Images should be left out, and everything else in the listing reproduced exactly.
####
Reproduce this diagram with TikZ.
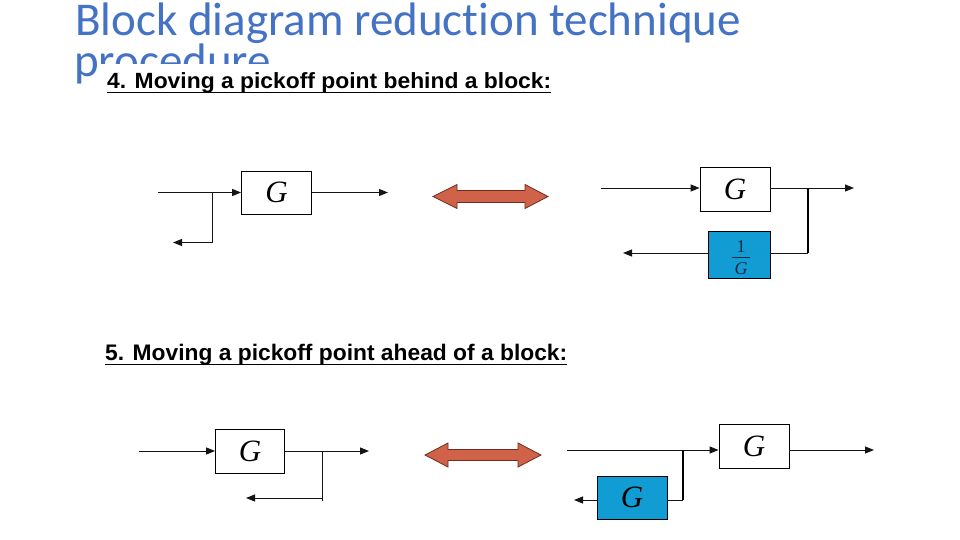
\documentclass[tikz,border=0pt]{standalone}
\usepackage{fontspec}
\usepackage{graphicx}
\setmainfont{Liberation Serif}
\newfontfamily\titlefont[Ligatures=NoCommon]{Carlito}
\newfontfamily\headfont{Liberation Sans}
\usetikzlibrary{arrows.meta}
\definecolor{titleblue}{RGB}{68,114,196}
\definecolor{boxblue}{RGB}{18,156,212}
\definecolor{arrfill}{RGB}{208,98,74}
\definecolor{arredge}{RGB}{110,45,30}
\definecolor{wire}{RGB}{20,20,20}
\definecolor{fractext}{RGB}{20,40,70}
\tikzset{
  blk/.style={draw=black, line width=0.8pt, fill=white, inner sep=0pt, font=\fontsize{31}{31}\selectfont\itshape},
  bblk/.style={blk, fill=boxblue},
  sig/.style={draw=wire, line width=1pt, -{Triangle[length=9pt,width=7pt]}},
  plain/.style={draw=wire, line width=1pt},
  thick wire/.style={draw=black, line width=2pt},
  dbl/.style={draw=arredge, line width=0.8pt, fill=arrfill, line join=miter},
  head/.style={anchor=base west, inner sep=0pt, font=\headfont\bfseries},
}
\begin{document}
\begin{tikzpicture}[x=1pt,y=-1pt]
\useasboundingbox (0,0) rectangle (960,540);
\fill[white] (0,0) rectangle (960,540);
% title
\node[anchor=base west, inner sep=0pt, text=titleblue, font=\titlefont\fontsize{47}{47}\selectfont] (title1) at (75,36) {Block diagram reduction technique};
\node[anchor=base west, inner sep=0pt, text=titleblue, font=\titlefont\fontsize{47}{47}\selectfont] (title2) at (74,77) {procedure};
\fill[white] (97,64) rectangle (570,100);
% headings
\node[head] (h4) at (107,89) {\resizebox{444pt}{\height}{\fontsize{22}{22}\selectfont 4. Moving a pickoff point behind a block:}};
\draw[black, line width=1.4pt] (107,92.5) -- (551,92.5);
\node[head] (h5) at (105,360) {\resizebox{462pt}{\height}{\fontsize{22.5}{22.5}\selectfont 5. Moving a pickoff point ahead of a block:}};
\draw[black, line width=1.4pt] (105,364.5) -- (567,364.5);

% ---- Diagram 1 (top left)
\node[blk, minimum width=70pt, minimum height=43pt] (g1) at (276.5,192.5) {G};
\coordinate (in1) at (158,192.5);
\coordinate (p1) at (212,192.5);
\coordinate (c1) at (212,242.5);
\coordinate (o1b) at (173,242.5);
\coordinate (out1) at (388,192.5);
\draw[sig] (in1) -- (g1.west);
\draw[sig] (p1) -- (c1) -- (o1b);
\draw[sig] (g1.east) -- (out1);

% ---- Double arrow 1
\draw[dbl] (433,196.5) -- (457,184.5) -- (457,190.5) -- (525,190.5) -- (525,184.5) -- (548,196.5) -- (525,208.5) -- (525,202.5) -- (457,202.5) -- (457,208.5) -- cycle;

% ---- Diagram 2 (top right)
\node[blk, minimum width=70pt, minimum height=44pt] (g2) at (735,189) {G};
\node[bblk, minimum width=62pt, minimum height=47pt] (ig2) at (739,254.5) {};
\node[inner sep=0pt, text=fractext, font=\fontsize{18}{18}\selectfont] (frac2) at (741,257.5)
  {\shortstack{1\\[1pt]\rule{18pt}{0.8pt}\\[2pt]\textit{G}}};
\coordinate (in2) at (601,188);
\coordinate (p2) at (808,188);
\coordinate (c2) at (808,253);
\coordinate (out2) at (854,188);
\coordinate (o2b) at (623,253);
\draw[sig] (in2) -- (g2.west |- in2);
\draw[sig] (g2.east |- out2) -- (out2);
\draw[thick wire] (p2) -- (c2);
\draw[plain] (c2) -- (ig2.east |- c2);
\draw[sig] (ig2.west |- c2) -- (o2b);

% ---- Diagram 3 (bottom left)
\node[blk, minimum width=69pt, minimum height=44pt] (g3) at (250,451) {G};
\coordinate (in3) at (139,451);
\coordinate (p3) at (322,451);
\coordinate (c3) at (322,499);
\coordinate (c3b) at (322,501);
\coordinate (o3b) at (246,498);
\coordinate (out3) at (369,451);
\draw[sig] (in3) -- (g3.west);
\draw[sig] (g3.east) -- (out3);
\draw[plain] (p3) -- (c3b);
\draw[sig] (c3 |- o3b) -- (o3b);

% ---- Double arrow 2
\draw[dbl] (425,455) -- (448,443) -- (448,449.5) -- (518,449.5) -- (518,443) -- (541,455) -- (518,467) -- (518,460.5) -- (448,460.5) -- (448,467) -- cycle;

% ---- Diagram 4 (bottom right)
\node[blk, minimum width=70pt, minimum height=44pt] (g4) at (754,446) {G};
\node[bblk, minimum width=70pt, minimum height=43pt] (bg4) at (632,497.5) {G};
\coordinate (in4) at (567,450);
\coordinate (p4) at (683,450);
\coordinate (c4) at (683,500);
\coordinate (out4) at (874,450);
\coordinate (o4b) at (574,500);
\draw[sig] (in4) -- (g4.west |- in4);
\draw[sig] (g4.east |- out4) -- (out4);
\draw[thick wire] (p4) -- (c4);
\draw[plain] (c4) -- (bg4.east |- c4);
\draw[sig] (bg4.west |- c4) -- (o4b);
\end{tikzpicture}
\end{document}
####
## Task response
Reproduce this diagram with TikZ.
\documentclass[tikz,border=0pt]{standalone}
\usepackage{fontspec}
\usepackage{graphicx}
\setmainfont{Liberation Serif}
\newfontfamily\titlefont[Ligatures=NoCommon]{Carlito}
\newfontfamily\headfont{Liberation Sans}
\usetikzlibrary{arrows.meta}
\definecolor{titleblue}{RGB}{68,114,196}
\definecolor{boxblue}{RGB}{18,156,212}
\definecolor{arrfill}{RGB}{208,98,74}
\definecolor{arredge}{RGB}{110,45,30}
\definecolor{wire}{RGB}{20,20,20}
\definecolor{fractext}{RGB}{20,40,70}
\tikzset{
  blk/.style={draw=black, line width=0.8pt, fill=white, inner sep=0pt, font=\fontsize{31}{31}\selectfont\itshape},
  bblk/.style={blk, fill=boxblue},
  sig/.style={draw=wire, line width=1pt, -{Triangle[length=9pt,width=7pt]}},
  plain/.style={draw=wire, line width=1pt},
  thick wire/.style={draw=black, line width=2pt},
  dbl/.style={draw=arredge, line width=0.8pt, fill=arrfill, line join=miter},
  head/.style={anchor=base west, inner sep=0pt, font=\headfont\bfseries},
}
\begin{document}
\begin{tikzpicture}[x=1pt,y=-1pt]
\useasboundingbox (0,0) rectangle (960,540);
\fill[white] (0,0) rectangle (960,540);
% title
\node[anchor=base west, inner sep=0pt, text=titleblue, font=\titlefont\fontsize{47}{47}\selectfont] (title1) at (75,36) {Block diagram reduction technique};
\node[anchor=base west, inner sep=0pt, text=titleblue, font=\titlefont\fontsize{47}{47}\selectfont] (title2) at (74,77) {procedure};
\fill[white] (97,64) rectangle (570,100);
% headings
\node[head] (h4) at (107,89) {\resizebox{444pt}{\height}{\fontsize{22}{22}\selectfont 4. Moving a pickoff point behind a block:}};
\draw[black, line width=1.4pt] (107,92.5) -- (551,92.5);
\node[head] (h5) at (105,360) {\resizebox{462pt}{\height}{\fontsize{22.5}{22.5}\selectfont 5. Moving a pickoff point ahead of a block:}};
\draw[black, line width=1.4pt] (105,364.5) -- (567,364.5);

% ---- Diagram 1 (top left)
\node[blk, minimum width=70pt, minimum height=43pt] (g1) at (276.5,192.5) {G};
\coordinate (in1) at (158,192.5);
\coordinate (p1) at (212,192.5);
\coordinate (c1) at (212,242.5);
\coordinate (o1b) at (173,242.5);
\coordinate (out1) at (388,192.5);
\draw[sig] (in1) -- (g1.west);
\draw[sig] (p1) -- (c1) -- (o1b);
\draw[sig] (g1.east) -- (out1);

% ---- Double arrow 1
\draw[dbl] (433,196.5) -- (457,184.5) -- (457,190.5) -- (525,190.5) -- (525,184.5) -- (548,196.5) -- (525,208.5) -- (525,202.5) -- (457,202.5) -- (457,208.5) -- cycle;

% ---- Diagram 2 (top right)
\node[blk, minimum width=70pt, minimum height=44pt] (g2) at (735,189) {G};
\node[bblk, minimum width=62pt, minimum height=47pt] (ig2) at (739,254.5) {};
\node[inner sep=0pt, text=fractext, font=\fontsize{18}{18}\selectfont] (frac2) at (741,257.5)
  {\shortstack{1\\[1pt]\rule{18pt}{0.8pt}\\[2pt]\textit{G}}};
\coordinate (in2) at (601,188);
\coordinate (p2) at (808,188);
\coordinate (c2) at (808,253);
\coordinate (out2) at (854,188);
\coordinate (o2b) at (623,253);
\draw[sig] (in2) -- (g2.west |- in2);
\draw[sig] (g2.east |- out2) -- (out2);
\draw[thick wire] (p2) -- (c2);
\draw[plain] (c2) -- (ig2.east |- c2);
\draw[sig] (ig2.west |- c2) -- (o2b);

% ---- Diagram 3 (bottom left)
\node[blk, minimum width=69pt, minimum height=44pt] (g3) at (250,451) {G};
\coordinate (in3) at (139,451);
\coordinate (p3) at (322,451);
\coordinate (c3) at (322,499);
\coordinate (c3b) at (322,501);
\coordinate (o3b) at (246,498);
\coordinate (out3) at (369,451);
\draw[sig] (in3) -- (g3.west);
\draw[sig] (g3.east) -- (out3);
\draw[plain] (p3) -- (c3b);
\draw[sig] (c3 |- o3b) -- (o3b);

% ---- Double arrow 2
\draw[dbl] (425,455) -- (448,443) -- (448,449.5) -- (518,449.5) -- (518,443) -- (541,455) -- (518,467) -- (518,460.5) -- (448,460.5) -- (448,467) -- cycle;

% ---- Diagram 4 (bottom right)
\node[blk, minimum width=70pt, minimum height=44pt] (g4) at (754,446) {G};
\node[bblk, minimum width=70pt, minimum height=43pt] (bg4) at (632,497.5) {G};
\coordinate (in4) at (567,450);
\coordinate (p4) at (683,450);
\coordinate (c4) at (683,500);
\coordinate (out4) at (874,450);
\coordinate (o4b) at (574,500);
\draw[sig] (in4) -- (g4.west |- in4);
\draw[sig] (g4.east |- out4) -- (out4);
\draw[thick wire] (p4) -- (c4);
\draw[plain] (c4) -- (bg4.east |- c4);
\draw[sig] (bg4.west |- c4) -- (o4b);
\end{tikzpicture}
\end{document}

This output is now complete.